● Problem requirements
Can you output the material exactly as written, minus any pictures it holds?

● Source material
#####
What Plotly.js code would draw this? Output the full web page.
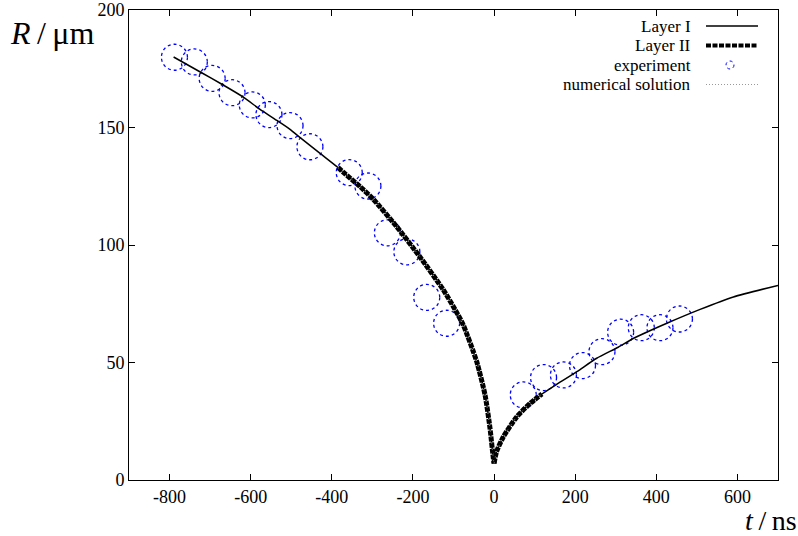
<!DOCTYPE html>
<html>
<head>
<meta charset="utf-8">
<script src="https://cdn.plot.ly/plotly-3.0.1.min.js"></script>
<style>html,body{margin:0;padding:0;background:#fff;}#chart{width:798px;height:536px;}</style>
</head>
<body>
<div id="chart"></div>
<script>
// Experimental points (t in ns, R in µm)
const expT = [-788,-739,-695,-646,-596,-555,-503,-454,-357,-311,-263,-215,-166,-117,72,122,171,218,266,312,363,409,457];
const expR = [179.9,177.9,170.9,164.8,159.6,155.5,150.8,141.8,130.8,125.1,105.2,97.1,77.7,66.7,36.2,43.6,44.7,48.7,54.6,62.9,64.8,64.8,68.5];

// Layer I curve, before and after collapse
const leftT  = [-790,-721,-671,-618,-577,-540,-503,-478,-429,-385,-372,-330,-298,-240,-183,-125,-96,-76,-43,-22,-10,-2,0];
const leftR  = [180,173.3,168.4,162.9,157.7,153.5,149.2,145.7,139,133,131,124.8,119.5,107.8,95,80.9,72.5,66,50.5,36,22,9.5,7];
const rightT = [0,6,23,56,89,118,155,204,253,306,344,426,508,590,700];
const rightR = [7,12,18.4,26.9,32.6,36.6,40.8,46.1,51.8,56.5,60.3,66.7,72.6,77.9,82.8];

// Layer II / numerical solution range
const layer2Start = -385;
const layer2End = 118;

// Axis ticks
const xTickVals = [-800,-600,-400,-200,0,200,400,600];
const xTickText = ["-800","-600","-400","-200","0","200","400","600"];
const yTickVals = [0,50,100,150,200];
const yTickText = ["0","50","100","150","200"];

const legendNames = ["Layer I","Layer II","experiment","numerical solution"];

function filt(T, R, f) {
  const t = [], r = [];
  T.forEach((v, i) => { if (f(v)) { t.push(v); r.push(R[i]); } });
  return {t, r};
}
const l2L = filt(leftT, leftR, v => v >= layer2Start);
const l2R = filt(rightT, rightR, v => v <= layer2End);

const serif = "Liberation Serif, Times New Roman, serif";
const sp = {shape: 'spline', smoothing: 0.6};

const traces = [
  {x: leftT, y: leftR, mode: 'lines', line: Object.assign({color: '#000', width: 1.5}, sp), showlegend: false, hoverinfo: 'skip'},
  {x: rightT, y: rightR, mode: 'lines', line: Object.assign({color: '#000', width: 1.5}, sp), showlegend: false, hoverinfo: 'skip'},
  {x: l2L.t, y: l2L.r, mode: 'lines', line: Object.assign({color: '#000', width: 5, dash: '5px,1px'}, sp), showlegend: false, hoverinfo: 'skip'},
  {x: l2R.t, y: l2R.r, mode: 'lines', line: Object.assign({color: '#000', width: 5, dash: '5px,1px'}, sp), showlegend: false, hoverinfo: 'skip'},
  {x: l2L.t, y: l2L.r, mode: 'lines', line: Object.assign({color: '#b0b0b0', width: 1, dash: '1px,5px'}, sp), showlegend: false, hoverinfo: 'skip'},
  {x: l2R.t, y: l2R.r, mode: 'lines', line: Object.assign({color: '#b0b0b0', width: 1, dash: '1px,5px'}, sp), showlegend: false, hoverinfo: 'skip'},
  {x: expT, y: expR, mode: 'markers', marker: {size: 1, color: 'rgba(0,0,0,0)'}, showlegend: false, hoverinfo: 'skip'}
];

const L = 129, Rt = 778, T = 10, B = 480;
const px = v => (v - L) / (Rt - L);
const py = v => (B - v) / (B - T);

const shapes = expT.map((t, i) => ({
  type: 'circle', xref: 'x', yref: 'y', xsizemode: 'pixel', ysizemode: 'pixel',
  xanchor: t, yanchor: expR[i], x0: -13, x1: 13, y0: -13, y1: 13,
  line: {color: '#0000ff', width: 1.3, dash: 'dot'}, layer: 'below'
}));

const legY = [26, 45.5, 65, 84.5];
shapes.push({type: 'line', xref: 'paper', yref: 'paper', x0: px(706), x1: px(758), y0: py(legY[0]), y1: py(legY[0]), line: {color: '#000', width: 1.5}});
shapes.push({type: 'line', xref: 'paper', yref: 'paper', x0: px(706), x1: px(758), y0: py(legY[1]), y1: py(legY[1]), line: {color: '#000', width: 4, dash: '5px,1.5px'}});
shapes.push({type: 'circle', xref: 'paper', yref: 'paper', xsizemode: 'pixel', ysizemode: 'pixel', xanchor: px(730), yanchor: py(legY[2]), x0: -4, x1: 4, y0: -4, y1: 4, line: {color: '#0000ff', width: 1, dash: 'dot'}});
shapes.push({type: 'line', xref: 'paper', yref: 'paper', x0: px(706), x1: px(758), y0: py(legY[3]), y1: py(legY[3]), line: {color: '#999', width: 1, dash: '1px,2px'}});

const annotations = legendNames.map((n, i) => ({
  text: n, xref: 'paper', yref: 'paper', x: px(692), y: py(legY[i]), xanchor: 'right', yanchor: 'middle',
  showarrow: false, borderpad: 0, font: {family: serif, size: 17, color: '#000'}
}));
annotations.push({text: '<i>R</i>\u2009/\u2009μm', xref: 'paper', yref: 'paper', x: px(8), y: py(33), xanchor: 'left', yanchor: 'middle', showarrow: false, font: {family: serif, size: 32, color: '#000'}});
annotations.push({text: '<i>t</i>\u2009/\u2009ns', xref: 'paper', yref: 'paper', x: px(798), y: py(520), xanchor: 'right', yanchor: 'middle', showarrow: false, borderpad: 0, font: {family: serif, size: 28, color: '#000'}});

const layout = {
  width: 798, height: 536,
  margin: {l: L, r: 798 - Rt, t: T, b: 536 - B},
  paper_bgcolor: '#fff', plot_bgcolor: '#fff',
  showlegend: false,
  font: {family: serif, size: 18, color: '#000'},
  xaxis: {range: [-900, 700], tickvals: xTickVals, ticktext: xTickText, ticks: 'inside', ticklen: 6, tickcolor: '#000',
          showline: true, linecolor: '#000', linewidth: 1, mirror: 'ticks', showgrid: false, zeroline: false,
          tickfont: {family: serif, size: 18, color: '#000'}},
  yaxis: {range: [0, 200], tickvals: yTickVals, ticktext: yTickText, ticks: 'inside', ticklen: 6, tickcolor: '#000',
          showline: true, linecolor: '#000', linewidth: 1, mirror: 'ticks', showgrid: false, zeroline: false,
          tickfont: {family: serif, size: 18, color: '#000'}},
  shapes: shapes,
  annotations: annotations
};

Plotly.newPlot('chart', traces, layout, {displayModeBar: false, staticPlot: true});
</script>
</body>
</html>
#####
● Reply to the task
What Plotly.js code would draw this? Output the full web page.
<!DOCTYPE html>
<html>
<head>
<meta charset="utf-8">
<script src="https://cdn.plot.ly/plotly-3.0.1.min.js"></script>
<style>html,body{margin:0;padding:0;background:#fff;}#chart{width:798px;height:536px;}</style>
</head>
<body>
<div id="chart"></div>
<script>
// Experimental points (t in ns, R in µm)
const expT = [-788,-739,-695,-646,-596,-555,-503,-454,-357,-311,-263,-215,-166,-117,72,122,171,218,266,312,363,409,457];
const expR = [179.9,177.9,170.9,164.8,159.6,155.5,150.8,141.8,130.8,125.1,105.2,97.1,77.7,66.7,36.2,43.6,44.7,48.7,54.6,62.9,64.8,64.8,68.5];

// Layer I curve, before and after collapse
const leftT  = [-790,-721,-671,-618,-577,-540,-503,-478,-429,-385,-372,-330,-298,-240,-183,-125,-96,-76,-43,-22,-10,-2,0];
const leftR  = [180,173.3,168.4,162.9,157.7,153.5,149.2,145.7,139,133,131,124.8,119.5,107.8,95,80.9,72.5,66,50.5,36,22,9.5,7];
const rightT = [0,6,23,56,89,118,155,204,253,306,344,426,508,590,700];
const rightR = [7,12,18.4,26.9,32.6,36.6,40.8,46.1,51.8,56.5,60.3,66.7,72.6,77.9,82.8];

// Layer II / numerical solution range
const layer2Start = -385;
const layer2End = 118;

// Axis ticks
const xTickVals = [-800,-600,-400,-200,0,200,400,600];
const xTickText = ["-800","-600","-400","-200","0","200","400","600"];
const yTickVals = [0,50,100,150,200];
const yTickText = ["0","50","100","150","200"];

const legendNames = ["Layer I","Layer II","experiment","numerical solution"];

function filt(T, R, f) {
  const t = [], r = [];
  T.forEach((v, i) => { if (f(v)) { t.push(v); r.push(R[i]); } });
  return {t, r};
}
const l2L = filt(leftT, leftR, v => v >= layer2Start);
const l2R = filt(rightT, rightR, v => v <= layer2End);

const serif = "Liberation Serif, Times New Roman, serif";
const sp = {shape: 'spline', smoothing: 0.6};

const traces = [
  {x: leftT, y: leftR, mode: 'lines', line: Object.assign({color: '#000', width: 1.5}, sp), showlegend: false, hoverinfo: 'skip'},
  {x: rightT, y: rightR, mode: 'lines', line: Object.assign({color: '#000', width: 1.5}, sp), showlegend: false, hoverinfo: 'skip'},
  {x: l2L.t, y: l2L.r, mode: 'lines', line: Object.assign({color: '#000', width: 5, dash: '5px,1px'}, sp), showlegend: false, hoverinfo: 'skip'},
  {x: l2R.t, y: l2R.r, mode: 'lines', line: Object.assign({color: '#000', width: 5, dash: '5px,1px'}, sp), showlegend: false, hoverinfo: 'skip'},
  {x: l2L.t, y: l2L.r, mode: 'lines', line: Object.assign({color: '#b0b0b0', width: 1, dash: '1px,5px'}, sp), showlegend: false, hoverinfo: 'skip'},
  {x: l2R.t, y: l2R.r, mode: 'lines', line: Object.assign({color: '#b0b0b0', width: 1, dash: '1px,5px'}, sp), showlegend: false, hoverinfo: 'skip'},
  {x: expT, y: expR, mode: 'markers', marker: {size: 1, color: 'rgba(0,0,0,0)'}, showlegend: false, hoverinfo: 'skip'}
];

const L = 129, Rt = 778, T = 10, B = 480;
const px = v => (v - L) / (Rt - L);
const py = v => (B - v) / (B - T);

const shapes = expT.map((t, i) => ({
  type: 'circle', xref: 'x', yref: 'y', xsizemode: 'pixel', ysizemode: 'pixel',
  xanchor: t, yanchor: expR[i], x0: -13, x1: 13, y0: -13, y1: 13,
  line: {color: '#0000ff', width: 1.3, dash: 'dot'}, layer: 'below'
}));

const legY = [26, 45.5, 65, 84.5];
shapes.push({type: 'line', xref: 'paper', yref: 'paper', x0: px(706), x1: px(758), y0: py(legY[0]), y1: py(legY[0]), line: {color: '#000', width: 1.5}});
shapes.push({type: 'line', xref: 'paper', yref: 'paper', x0: px(706), x1: px(758), y0: py(legY[1]), y1: py(legY[1]), line: {color: '#000', width: 4, dash: '5px,1.5px'}});
shapes.push({type: 'circle', xref: 'paper', yref: 'paper', xsizemode: 'pixel', ysizemode: 'pixel', xanchor: px(730), yanchor: py(legY[2]), x0: -4, x1: 4, y0: -4, y1: 4, line: {color: '#0000ff', width: 1, dash: 'dot'}});
shapes.push({type: 'line', xref: 'paper', yref: 'paper', x0: px(706), x1: px(758), y0: py(legY[3]), y1: py(legY[3]), line: {color: '#999', width: 1, dash: '1px,2px'}});

const annotations = legendNames.map((n, i) => ({
  text: n, xref: 'paper', yref: 'paper', x: px(692), y: py(legY[i]), xanchor: 'right', yanchor: 'middle',
  showarrow: false, borderpad: 0, font: {family: serif, size: 17, color: '#000'}
}));
annotations.push({text: '<i>R</i>\u2009/\u2009μm', xref: 'paper', yref: 'paper', x: px(8), y: py(33), xanchor: 'left', yanchor: 'middle', showarrow: false, font: {family: serif, size: 32, color: '#000'}});
annotations.push({text: '<i>t</i>\u2009/\u2009ns', xref: 'paper', yref: 'paper', x: px(798), y: py(520), xanchor: 'right', yanchor: 'middle', showarrow: false, borderpad: 0, font: {family: serif, size: 28, color: '#000'}});

const layout = {
  width: 798, height: 536,
  margin: {l: L, r: 798 - Rt, t: T, b: 536 - B},
  paper_bgcolor: '#fff', plot_bgcolor: '#fff',
  showlegend: false,
  font: {family: serif, size: 18, color: '#000'},
  xaxis: {range: [-900, 700], tickvals: xTickVals, ticktext: xTickText, ticks: 'inside', ticklen: 6, tickcolor: '#000',
          showline: true, linecolor: '#000', linewidth: 1, mirror: 'ticks', showgrid: false, zeroline: false,
          tickfont: {family: serif, size: 18, color: '#000'}},
  yaxis: {range: [0, 200], tickvals: yTickVals, ticktext: yTickText, ticks: 'inside', ticklen: 6, tickcolor: '#000',
          showline: true, linecolor: '#000', linewidth: 1, mirror: 'ticks', showgrid: false, zeroline: false,
          tickfont: {family: serif, size: 18, color: '#000'}},
  shapes: shapes,
  annotations: annotations
};

Plotly.newPlot('chart', traces, layout, {displayModeBar: false, staticPlot: true});
</script>
</body>
</html>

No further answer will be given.